### Supplied information:
^^^^^^^^^^^^^^^^

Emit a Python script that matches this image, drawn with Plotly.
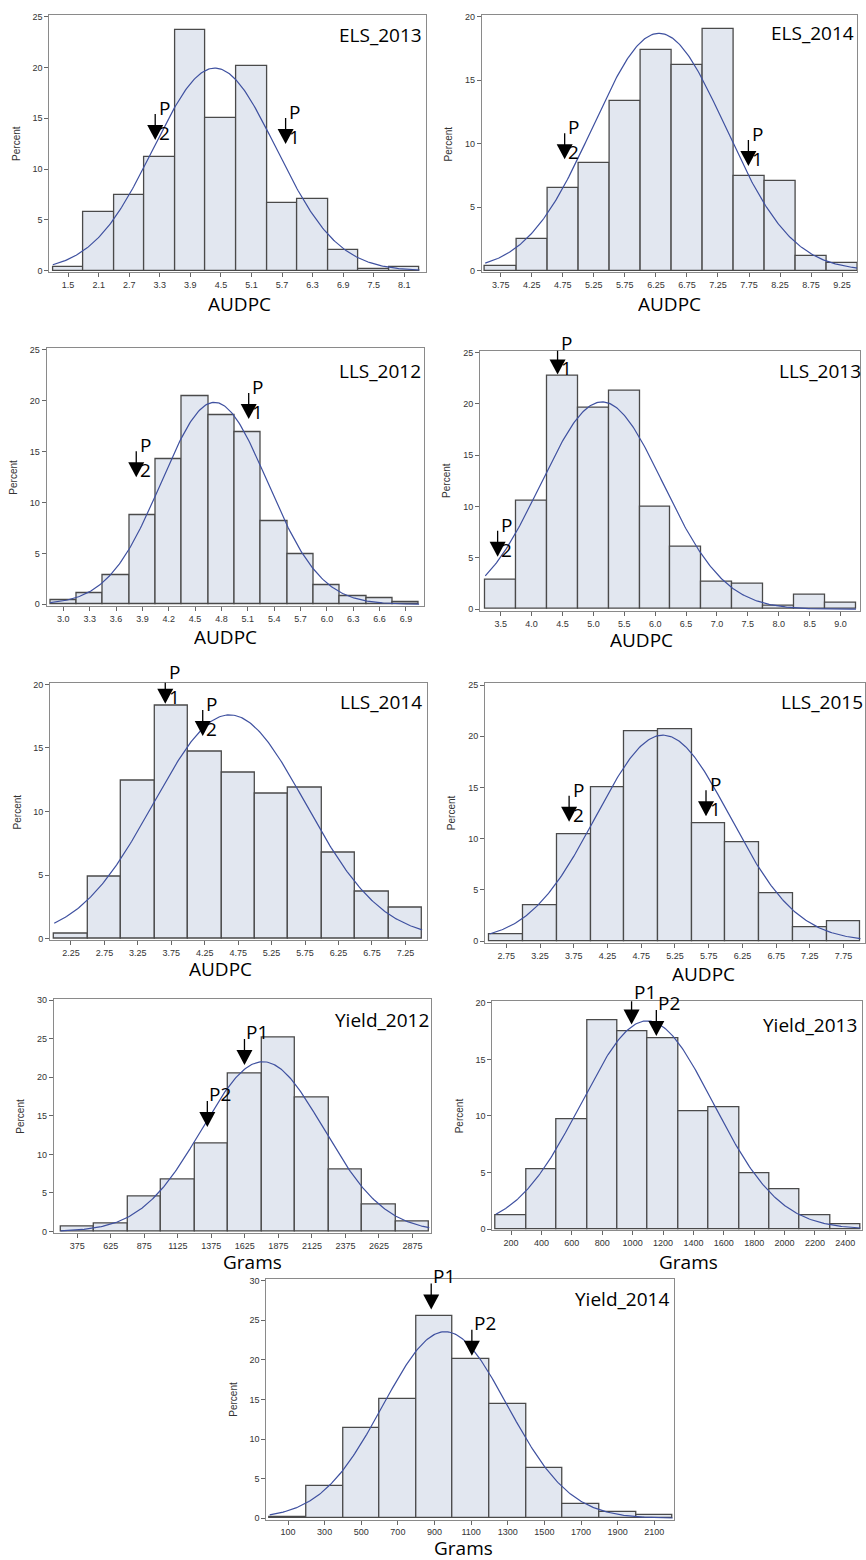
import numpy as np
import plotly.graph_objects as go

W, H = 866, 1560

# ---------------- data ----------------
els2013_mid = [1.5, 2.1, 2.7, 3.3, 3.9, 4.5, 5.1, 5.7, 6.3, 6.9, 7.5, 8.1]
els2013_lab = ["1.5", "2.1", "2.7", "3.3", "3.9", "4.5", "5.1", "5.7", "6.3", "6.9", "7.5", "8.1"]
els2013_pct = [0.4, 5.8, 7.5, 11.2, 23.7, 15.0, 20.2, 6.7, 7.1, 2.0, 0.2, 0.4]

els2014_mid = [3.75, 4.25, 4.75, 5.25, 5.75, 6.25, 6.75, 7.25, 7.75, 8.25, 8.75, 9.25]
els2014_lab = ["3.75", "4.25", "4.75", "5.25", "5.75", "6.25", "6.75", "7.25", "7.75", "8.25", "8.75", "9.25"]
els2014_pct = [0.4, 2.5, 6.5, 8.5, 13.4, 17.4, 16.2, 19.0, 7.5, 7.05, 1.2, 0.6]

lls2012_mid = [3.0, 3.3, 3.6, 3.9, 4.2, 4.5, 4.8, 5.1, 5.4, 5.7, 6.0, 6.3, 6.6, 6.9]
lls2012_lab = ["3.0", "3.3", "3.6", "3.9", "4.2", "4.5", "4.8", "5.1", "5.4", "5.7", "6.0", "6.3", "6.6", "6.9"]
lls2012_pct = [0.45, 1.05, 2.9, 8.8, 14.3, 20.45, 18.6, 16.95, 8.2, 4.95, 1.85, 0.8, 0.6, 0.2]

lls2013_mid = [3.5, 4.0, 4.5, 5.0, 5.5, 6.0, 6.5, 7.0, 7.5, 8.0, 8.5, 9.0]
lls2013_lab = ["3.5", "4.0", "4.5", "5.0", "5.5", "6.0", "6.5", "7.0", "7.5", "8.0", "8.5", "9.0"]
lls2013_pct = [2.9, 10.55, 22.7, 19.6, 21.25, 9.95, 6.1, 2.65, 2.45, 0.3, 1.4, 0.6]

lls2014_mid = [2.25, 2.75, 3.25, 3.75, 4.25, 4.75, 5.25, 5.75, 6.25, 6.75, 7.25]
lls2014_lab = ["2.25", "2.75", "3.25", "3.75", "4.25", "4.75", "5.25", "5.75", "6.25", "6.75", "7.25"]
lls2014_pct = [0.42, 4.9, 12.45, 18.37, 14.68, 13.05, 11.43, 11.87, 6.74, 3.67, 2.46]

lls2015_mid = [2.75, 3.25, 3.75, 4.25, 4.75, 5.25, 5.75, 6.25, 6.75, 7.25, 7.75]
lls2015_lab = ["2.75", "3.25", "3.75", "4.25", "4.75", "5.25", "5.75", "6.25", "6.75", "7.25", "7.75"]
lls2015_pct = [0.65, 3.47, 10.47, 15.0, 20.46, 20.65, 11.54, 9.7, 4.67, 1.39, 1.95]

y2012_mid = [375, 625, 875, 1125, 1375, 1625, 1875, 2125, 2375, 2625, 2875]
y2012_lab = ["375", "625", "875", "1125", "1375", "1625", "1875", "2125", "2375", "2625", "2875"]
y2012_pct = [0.69, 1.08, 4.52, 6.76, 11.45, 20.45, 25.14, 17.43, 8.0, 3.53, 1.25]

y2013_mid = [200, 400, 600, 800, 1000, 1200, 1400, 1600, 1800, 2000, 2200, 2400]
y2013_lab = ["200", "400", "600", "800", "1000", "1200", "1400", "1600", "1800", "2000", "2200", "2400"]
y2013_pct = [1.26, 5.33, 9.75, 18.48, 17.45, 16.84, 10.4, 10.8, 4.92, 3.51, 1.26, 0.47]

y2014_mid = [100, 300, 500, 700, 900, 1100, 1300, 1500, 1700, 1900, 2100]
y2014_lab = ["100", "300", "500", "700", "900", "1100", "1300", "1500", "1700", "1900", "2100"]
y2014_pct = [0.2, 4.14, 11.34, 15.02, 25.52, 20.08, 14.43, 6.32, 1.84, 0.84, 0.46]

# bin widths, fitted normal parameters (mean, sd)
bin_width = [0.6, 0.5, 0.3, 0.5, 0.5, 0.5, 250, 200, 200]
fit_mean = [4.38, 6.30, 4.72, 5.14, 4.62, 5.07, 1759, 1096, 958]
fit_sd = [1.20, 1.067, 0.603, 0.988, 1.133, 0.992, 453, 433.6, 338.8]
y_max = [25, 20, 25, 25, 20, 25, 30, 20, 30]

panel_names = ["ELS_2013", "ELS_2014", "LLS_2012", "LLS_2013", "LLS_2014",
               "LLS_2015", "Yield_2012", "Yield_2013", "Yield_2014"]
x_titles = ["AUDPC"] * 6 + ["Grams"] * 3

# marker positions: (x, percent at arrow tip)
p1_x = [5.77, 7.74, 5.11, 4.42, 3.66, 5.71, 1622, 993, 882]
p1_y = [12.47, 8.25, 18.2, 22.86, 18.48, 12.19, 21.6, 18.07, 26.36]
p2_x = [3.21, 4.78, 3.83, 3.45, 4.22, 3.68, 1345, 1156, 1104]
p2_y = [12.86, 8.77, 12.48, 5.1, 15.94, 11.67, 13.56, 17.07, 20.5]

mids = [els2013_mid, els2014_mid, lls2012_mid, lls2013_mid, lls2014_mid,
        lls2015_mid, y2012_mid, y2013_mid, y2014_mid]
labs = [els2013_lab, els2014_lab, lls2012_lab, lls2013_lab, lls2014_lab,
        lls2015_lab, y2012_lab, y2013_lab, y2014_lab]
pcts = [els2013_pct, els2014_pct, lls2012_pct, lls2013_pct, lls2014_pct,
        lls2015_pct, y2012_pct, y2013_pct, y2014_pct]

# ---------------- layout (pixel frames) ----------------
# frame: left, right, top, bottom (px); x range
frames = [
    (49.3, 426.7, 12, 270.5, (1.13, 8.53)),
    (482.3, 858, 12, 270.5, (3.444, 9.49)),
    (46.7, 424, 346.7, 605.5, (2.81, 7.10)),
    (480.7, 861.3, 349.3, 610.5, (3.167, 9.32)),
    (50, 427.3, 682.7, 941.5, (1.936, 7.57)),
    (485.7, 865.5, 683.3, 944, (2.435, 8.06)),
    (54, 431.2, 1000, 1235.5, (201, 3011)),
    (493, 863, 1002.7, 1233, (77, 2510)),
    (266.7, 675, 1281.7, 1523.5, (-18, 2209)),
]
# panel label: right edge px, center y px
name_pos = [(424, 32), (857, 30), (423, 370), (864, 370), (424, 702),
            (866, 702), (431, 1022), (860, 1027), (672, 1302)]
# x title center px
xt_pos = [(240, 302), (670, 302), (226, 636), (642, 639), (221, 970),
          (704, 975), (253, 1264), (689, 1264), (464, 1551)]

BAR_FILL = "#e2e7f0"
BAR_LINE = "#4a4a4a"
CURVE = "#3f51a0"
FRAME = "#8a8a8a"
TXT = "#333333"
LABEL_FONT = "Open Sans"

fig = go.Figure()
layout = dict(width=W, height=H, margin=dict(l=0, r=0, t=0, b=0),
              paper_bgcolor="white", plot_bgcolor="white",
              showlegend=False, bargap=0, shapes=[], annotations=[])


def fx(px):
    return px / W


def fy(py):
    return 1 - py / H


for i in range(9):
    k = "" if i == 0 else str(i + 1)
    xa, ya = "x" + k, "y" + k
    left, right, top, bot, xr = frames[i]
    ymx = y_max[i]
    w = bin_width[i]

    fig.add_trace(go.Bar(
        x=mids[i], y=pcts[i], width=w, xaxis=xa, yaxis=ya,
        marker=dict(color=BAR_FILL, line=dict(color=BAR_LINE, width=1.3)),
        hoverinfo="skip"))

    lo = mids[i][0] - w / 2
    hi = mids[i][-1] + w / 2
    xs = np.linspace(lo, hi, 300)
    mu, sd = fit_mean[i], fit_sd[i]
    ys = 100 * w / (sd * np.sqrt(2 * np.pi)) * np.exp(-0.5 * ((xs - mu) / sd) ** 2)
    fig.add_trace(go.Scatter(x=xs, y=ys, mode="lines", xaxis=xa, yaxis=ya,
                             line=dict(color=CURVE, width=1.2), hoverinfo="skip"))

    layout["xaxis" + k] = dict(
        domain=[fx(left), fx(right)], anchor=ya, range=list(xr),
        tickmode="array", tickvals=mids[i], ticktext=labs[i],
        ticks="outside", ticklen=4, tickcolor="#666", tickwidth=1,
        tickfont=dict(family="Liberation Sans", size=9, color=TXT),
        showline=True, linecolor=FRAME, linewidth=1, mirror=True,
        showgrid=False, zeroline=False, fixedrange=True)
    layout["yaxis" + k] = dict(
        domain=[fy(bot), fy(top)], anchor=xa,
        range=[-0.006 * ymx, 1.007 * ymx], dtick=5, tick0=0,
        ticks="outside", ticklen=4, tickcolor="#666", tickwidth=1,
        tickfont=dict(family="Liberation Sans", size=9, color=TXT),
        showline=True, linecolor=FRAME, linewidth=1, mirror=True,
        showgrid=False, zeroline=False, fixedrange=True)

    # Percent title
    layout["annotations"].append(dict(
        text="Percent", xref="paper", yref="paper", x=fx(left - 33),
        y=fy((top + bot) / 2), textangle=-90, showarrow=False,
        xanchor="center", yanchor="middle",
        font=dict(family="Liberation Sans", size=10, color=TXT)))
    # x title
    layout["annotations"].append(dict(
        text=x_titles[i], xref="paper", yref="paper", x=fx(xt_pos[i][0]),
        y=fy(xt_pos[i][1]), showarrow=False, xanchor="center", yanchor="middle",
        height=17, borderpad=0, valign="middle",
        font=dict(family=LABEL_FONT, size=19, color="black")))
    # panel name
    layout["annotations"].append(dict(
        text=panel_names[i], xref="paper", yref="paper", x=fx(name_pos[i][0]),
        y=fy(name_pos[i][1]), showarrow=False, xanchor="right", yanchor="middle",
        font=dict(family=LABEL_FONT, size=19, color="black")))

    # arrows
    for (ax_, ay_, tag) in ((p1_x[i], p1_y[i], "1"), (p2_x[i], p2_y[i], "2")):
        layout["shapes"].append(dict(
            type="path", xref=xa, yref=ya, xsizemode="pixel", ysizemode="pixel",
            xanchor=ax_, yanchor=ay_, path="M -8 15 L 8 15 L 0 0 Z",
            fillcolor="black", line=dict(width=0), layer="above"))
        layout["shapes"].append(dict(
            type="line", xref=xa, yref=ya, xsizemode="pixel", ysizemode="pixel",
            xanchor=ax_, yanchor=ay_, x0=0, x1=0, y0=14, y1=26,
            line=dict(color="black", width=1.3), layer="above"))
        if i < 6:
            layout["annotations"].append(dict(
                text="P", xref=xa, yref=ya, x=ax_, y=ay_, xshift=9, yshift=32,
                showarrow=False, xanchor="center", yanchor="middle",
                font=dict(family=LABEL_FONT, size=19, color="black")))
            layout["annotations"].append(dict(
                text=tag, xref=xa, yref=ya, x=ax_, y=ay_, xshift=9, yshift=7,
                showarrow=False, xanchor="center", yanchor="middle",
                font=dict(family=LABEL_FONT, size=19, color="black")))
        else:
            layout["annotations"].append(dict(
                text="P" + tag, xref=xa, yref=ya, x=ax_, y=ay_, xshift=13, yshift=33,
                showarrow=False, xanchor="center", yanchor="middle",
                font=dict(family=LABEL_FONT, size=19, color="black")))

fig.update_layout(**layout)
fig.write_html("out.html", config={"displayModeBar": False},
               post_script="document.body.style.margin='0';document.body.style.overflow='hidden';")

^^^^^^^^^^^^^^^^

### Task brief:
Leave the pictures out and reproduce exactly the lines from the top of the listing above through the line with "6.74, 3.67, 2.46]".

### Written response:
Emit a Python script that matches this image, drawn with Plotly.
import numpy as np
import plotly.graph_objects as go

W, H = 866, 1560

# ---------------- data ----------------
els2013_mid = [1.5, 2.1, 2.7, 3.3, 3.9, 4.5, 5.1, 5.7, 6.3, 6.9, 7.5, 8.1]
els2013_lab = ["1.5", "2.1", "2.7", "3.3", "3.9", "4.5", "5.1", "5.7", "6.3", "6.9", "7.5", "8.1"]
els2013_pct = [0.4, 5.8, 7.5, 11.2, 23.7, 15.0, 20.2, 6.7, 7.1, 2.0, 0.2, 0.4]

els2014_mid = [3.75, 4.25, 4.75, 5.25, 5.75, 6.25, 6.75, 7.25, 7.75, 8.25, 8.75, 9.25]
els2014_lab = ["3.75", "4.25", "4.75", "5.25", "5.75", "6.25", "6.75", "7.25", "7.75", "8.25", "8.75", "9.25"]
els2014_pct = [0.4, 2.5, 6.5, 8.5, 13.4, 17.4, 16.2, 19.0, 7.5, 7.05, 1.2, 0.6]

lls2012_mid = [3.0, 3.3, 3.6, 3.9, 4.2, 4.5, 4.8, 5.1, 5.4, 5.7, 6.0, 6.3, 6.6, 6.9]
lls2012_lab = ["3.0", "3.3", "3.6", "3.9", "4.2", "4.5", "4.8", "5.1", "5.4", "5.7", "6.0", "6.3", "6.6", "6.9"]
lls2012_pct = [0.45, 1.05, 2.9, 8.8, 14.3, 20.45, 18.6, 16.95, 8.2, 4.95, 1.85, 0.8, 0.6, 0.2]

lls2013_mid = [3.5, 4.0, 4.5, 5.0, 5.5, 6.0, 6.5, 7.0, 7.5, 8.0, 8.5, 9.0]
lls2013_lab = ["3.5", "4.0", "4.5", "5.0", "5.5", "6.0", "6.5", "7.0", "7.5", "8.0", "8.5", "9.0"]
lls2013_pct = [2.9, 10.55, 22.7, 19.6, 21.25, 9.95, 6.1, 2.65, 2.45, 0.3, 1.4, 0.6]

lls2014_mid = [2.25, 2.75, 3.25, 3.75, 4.25, 4.75, 5.25, 5.75, 6.25, 6.75, 7.25]
lls2014_lab = ["2.25", "2.75", "3.25", "3.75", "4.25", "4.75", "5.25", "5.75", "6.25", "6.75", "7.25"]
lls2014_pct = [0.42, 4.9, 12.45, 18.37, 14.68, 13.05, 11.43, 11.87, 6.74, 3.67, 2.46]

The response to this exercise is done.